L’autre force du groupe tricolore, c’est son histoire. L’équipe s’est créée dans les années 2000 sous la houlette de Frédéric Pomarel avec une première participation à la Coupe du monde de rugby à 7 en 2009 à Dubaï. Mais c’est l’actuel sélectionneur David Courteix qui en a fait ce qu’elle est aujourd’hui avec plusieurs doyennes du rugby à 7 comme l’emblématique capitaine Fanny Horta (qui a pris sa retraite après Tokyo). Des années de galères sportives mais aussi financières. Les voyages plus que précaires pour participer aux tournois partout dans le monde, la négociation des tout premiers contrats fédéraux (aujourd’hui, une vingtaine de joueuses sont sous contrat avec la FFR jouer en équipe de France).

"On était très loin du monde professionnel, confirme Camille Grassineau. On avait déjà cette envie de performer, mais on n'avait pas les armes. Franchement, on allait dans les tournois, on rentrait, on se faisait exploser. Ce n'était pas évident à encaisser. Et puis il y a eu l’arrivée de Fanny Horta et de Rose Thomas qui ont négocié les contrats pour préparer les Jeux de Rio. Une grosse marche a été franchie à partir de ce moment-là.”

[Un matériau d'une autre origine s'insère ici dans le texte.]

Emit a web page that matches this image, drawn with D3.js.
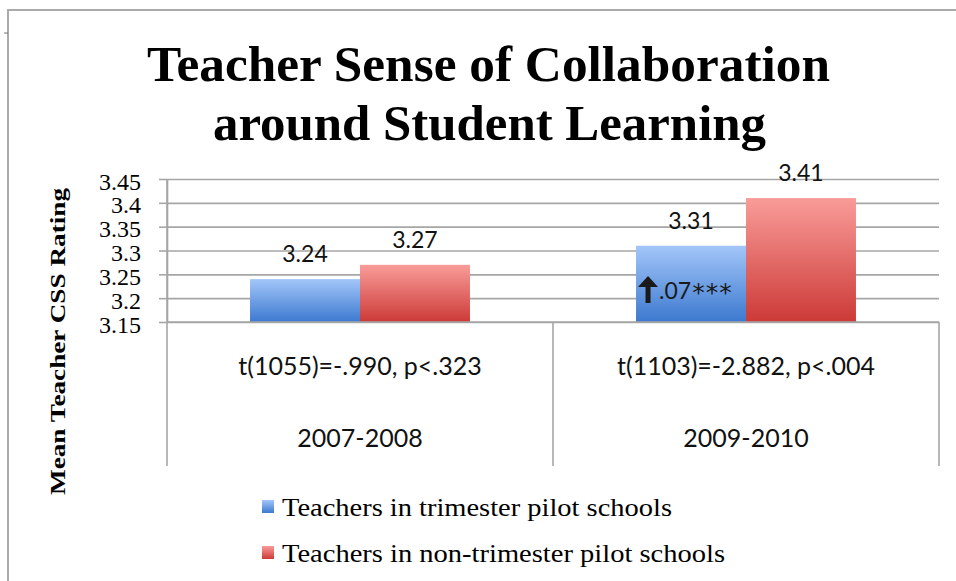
<!DOCTYPE html>
<html>
<head>
<meta charset="utf-8">
<script src="https://cdn.jsdelivr.net/npm/d3@7"></script>
<style>
  body { margin: 0; background: #fff; }
  svg { display: block; }
</style>
</head>
<body>
<svg id="chart" width="956" height="581"></svg>
<script>
const categories = ['2007-2008', '2009-2010']
const seriesNames = ['Teachers in trimester pilot schools', 'Teachers in non-trimester pilot schools']
const trimesterValues = [3.24, 3.31]
const nonTrimesterValues = [3.27, 3.41]
const statLabels = ['t(1055)=-.990, p<.323', 't(1103)=-2.882, p<.004']
const yTicks = [3.15, 3.2, 3.25, 3.3, 3.35, 3.4, 3.45]
const titleLines = ['Teacher Sense of Collaboration', 'around Student Learning']
const yTitle = 'Mean Teacher CSS Rating'
const gainNote = ['.07', '***']

const svg = d3.select('#chart')
const gridColor = '#a6a6a6'
const serif = '"Liberation Serif", "DejaVu Serif", serif'
const sans = 'Lato, "Open Sans", sans-serif'

// gradients for bars / legend swatches
const defs = svg.append('defs')
const gradients = [['blueGrad', '#a3c6f9', '#3c79cf'], ['redGrad', '#f99c99', '#cc3a37']]
gradients.forEach(([id, top, bottom]) => {
    const g = defs.append('linearGradient').attr('id', id)
        .attr('x1', 0).attr('y1', 0).attr('x2', 0).attr('y2', 1)
    g.append('stop').attr('offset', '0%').attr('stop-color', top)
    g.append('stop').attr('offset', '100%').attr('stop-color', bottom)
})
const fills = ['url(#blueGrad)', 'url(#redGrad)']

// outer frame (only top and left visible in the crop)
svg.append('path')
    .attr('d', 'M8,581V10H956')
    .attr('fill', 'none')
    .attr('stroke', '#aaa')
    .attr('stroke-width', 2)
svg.append('line').attr('x1', 4).attr('x2', 8).attr('y1', 33).attr('y2', 33)
    .attr('stroke', '#777').attr('stroke-width', 1)

// title
svg.selectAll('text.title')
    .data(titleLines)
    .join('text')
    .classed('title', true)
    .attr('x', (d, i) => i === 0 ? 488.5 : 489.5)
    .attr('y', (d, i) => 81 + i * 59)
    .attr('text-anchor', 'middle')
    .style('font-family', serif)
    .style('font-weight', 'bold')
    .style('font-size', '50px')
    .attr('textLength', (d, i) => i === 0 ? 683 : 553)
    .attr('lengthAdjust', 'spacingAndGlyphs')
    .text(d => d)

const plotLeft = 167, plotRight = 939, plotTop = 179, plotBottom = 322, tableBottom = 466

const x0 = d3.scaleBand()
    .domain(categories)
    .range([plotLeft, plotRight])
    .padding(0)

const x1 = d3.scaleBand()
    .domain(seriesNames)
    .range([0, x0.bandwidth()])
    .paddingInner(0)
    .paddingOuter(0.755)

const y = d3.scaleLinear()
    .domain([3.15, 3.45])
    .range([plotBottom, plotTop])

// gridlines
svg.append('g')
    .attr('transform', `translate(${plotLeft},0)`)
    .call(d3.axisLeft(y).tickValues(yTicks).tickSize(-(plotRight - plotLeft)).tickFormat(''))
    .call(g => g.select('.domain').remove())
    .call(g => g.selectAll('line').attr('stroke', gridColor).attr('stroke-width', 1.6))

// y axis with ticks and labels
svg.append('g')
    .attr('transform', `translate(${plotLeft},0)`)
    .call(d3.axisLeft(y).tickValues(yTicks).tickSize(8).tickSizeOuter(0).tickPadding(18)
        .tickFormat(d => String(+d.toFixed(2))))
    .call(g => g.select('.domain').attr('stroke', gridColor).attr('stroke-width', 1.6))
    .call(g => g.selectAll('line').attr('stroke', gridColor).attr('stroke-width', 1.6))
    .call(g => g.selectAll('text')
        .style('font-family', serif)
        .style('font-size', '24px')
        .attr('fill', '#000')
        .attr('dy', '0.42em'))

// bars
const rows = categories.map((c, i) => ({
    category: c,
    values: [trimesterValues[i], nonTrimesterValues[i]]
}))

const groups = svg.selectAll('g.cat')
    .data(rows)
    .join('g')
    .classed('cat', true)
    .attr('transform', d => `translate(${x0(d.category)},0)`)

groups.selectAll('rect')
    .data(d => d.values.map((v, j) => ({ series: seriesNames[j], value: v, j })))
    .join('rect')
    .attr('x', d => x1(d.series))
    .attr('y', d => y(d.value))
    .attr('width', x1.bandwidth())
    .attr('height', d => y(3.15) - y(d.value))
    .attr('fill', d => fills[d.j])

groups.selectAll('text.value')
    .data(d => d.values.map((v, j) => ({ series: seriesNames[j], value: v })))
    .join('text')
    .classed('value', true)
    .attr('x', d => x1(d.series) + x1.bandwidth() / 2)
    .attr('y', d => y(d.value) - 17)
    .attr('text-anchor', 'middle')
    .style('font-family', sans)
    .style('font-size', '23px')
    .attr('fill', '#111')
    .text(d => d.value.toFixed(2))

// category table below the plot
const table = svg.append('g')
table.append('line')
    .attr('x1', plotLeft).attr('x2', plotRight)
    .attr('y1', plotBottom).attr('y2', plotBottom)
    .attr('stroke', gridColor).attr('stroke-width', 1.6)
table.selectAll('line.sep')
    .data([plotLeft, x0(categories[1]), plotRight])
    .join('line')
    .classed('sep', true)
    .attr('x1', d => d).attr('x2', d => d)
    .attr('y1', (d, i) => i === 0 ? plotTop : plotBottom)
    .attr('y2', tableBottom)
    .attr('stroke', gridColor).attr('stroke-width', 1.6)

table.selectAll('text.stat')
    .data(statLabels)
    .join('text')
    .classed('stat', true)
    .attr('x', (d, i) => x0(categories[i]) + x0.bandwidth() / 2)
    .attr('y', 375)
    .attr('text-anchor', 'middle')
    .style('font-family', sans)
    .style('font-size', '25px')
    .attr('fill', '#111')
    .text(d => d)

table.selectAll('text.cat')
    .data(categories)
    .join('text')
    .classed('cat', true)
    .attr('x', d => x0(d) + x0.bandwidth() / 2)
    .attr('y', 447)
    .attr('text-anchor', 'middle')
    .style('font-family', sans)
    .style('font-size', '25px')
    .attr('fill', '#111')
    .text(d => d)

// gain annotation inside the 2009-2010 trimester bar
const noteX = x0(categories[1]) + x1(seriesNames[0])
const noteBase = 299
const arrow = d3.path()
arrow.moveTo(noteX + 2, noteBase - 12)
arrow.lineTo(noteX + 12, noteBase - 23)
arrow.lineTo(noteX + 22, noteBase - 12)
arrow.lineTo(noteX + 14.5, noteBase - 12)
arrow.lineTo(noteX + 14.5, noteBase + 4)
arrow.lineTo(noteX + 9.5, noteBase + 4)
arrow.lineTo(noteX + 9.5, noteBase - 12)
arrow.closePath()
svg.append('path').attr('d', arrow.toString()).attr('fill', '#1a1a1a')
const note = svg.append('text')
    .attr('x', noteX + 23)
    .attr('y', noteBase)
    .style('font-family', sans)
    .style('font-size', '23px')
    .attr('fill', '#1a1a1a')
note.append('tspan').text(gainNote[0])
note.append('tspan')
    .attr('dx', 1)
    .attr('dy', 2)
    .style('font-family', '"DejaVu Sans", sans-serif')
    .style('font-size', '25px')
    .style('letter-spacing', '1px')
    .text(gainNote[1])

// y axis title
svg.append('text')
    .attr('transform', `translate(65,${(188 + 495) / 2}) rotate(-90)`)
    .attr('text-anchor', 'middle')
    .style('font-family', serif)
    .style('font-weight', 'bold')
    .style('font-size', '22px')
    .attr('textLength', 307)
    .attr('lengthAdjust', 'spacingAndGlyphs')
    .text(yTitle)

// legend
const legend = svg.selectAll('g.legend')
    .data(seriesNames)
    .join('g')
    .classed('legend', true)
    .attr('transform', (d, i) => `translate(262,${500 + i * 46})`)

legend.append('rect')
    .attr('width', 12).attr('height', 13)
    .attr('fill', (d, i) => fills[i])

legend.append('text')
    .attr('x', 20)
    .attr('y', 16)
    .style('font-family', serif)
    .style('font-size', '25px')
    .attr('fill', '#000')
    .attr('textLength', (d, i) => i === 0 ? 390 : 443)
    .attr('lengthAdjust', 'spacingAndGlyphs')
    .text(d => d)
</script>
</body>
</html>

"On n’a jamais eu un collectif aussi riche et aussi fort", résume Joanna Grisez

La joueuse du Stade Français qui a aussi vu la création de l’Académie olympique au sein de la FFR pour former notamment les jeunes joueuses à 7. “Je pense que c'est ce qui fait maintenant notre profondeur de banc. Les filles arrivent, elles ont 18 ans et elles savent tout faire.”

Joanna Grisez abonde. “Aujourd’hui on est à la croisée des chemins. Il reste des filles de la génération qui a dû construire cette équipe, négocier les premiers contrats fédéraux. C’est hyper important dans l’histoire de notre équipe. Et puis il y a ces filles qui, à 18 ans, jouent déjà depuis 10 ans au rugby et qui arrivent avec la fraîcheur et l’insouciance. Elles ne se posent pas de questions, elles sont là pour performer." Et d’ajouter: “On n’a jamais eu un collectif aussi riche et aussi fort qui a la capacité de tout gagner.”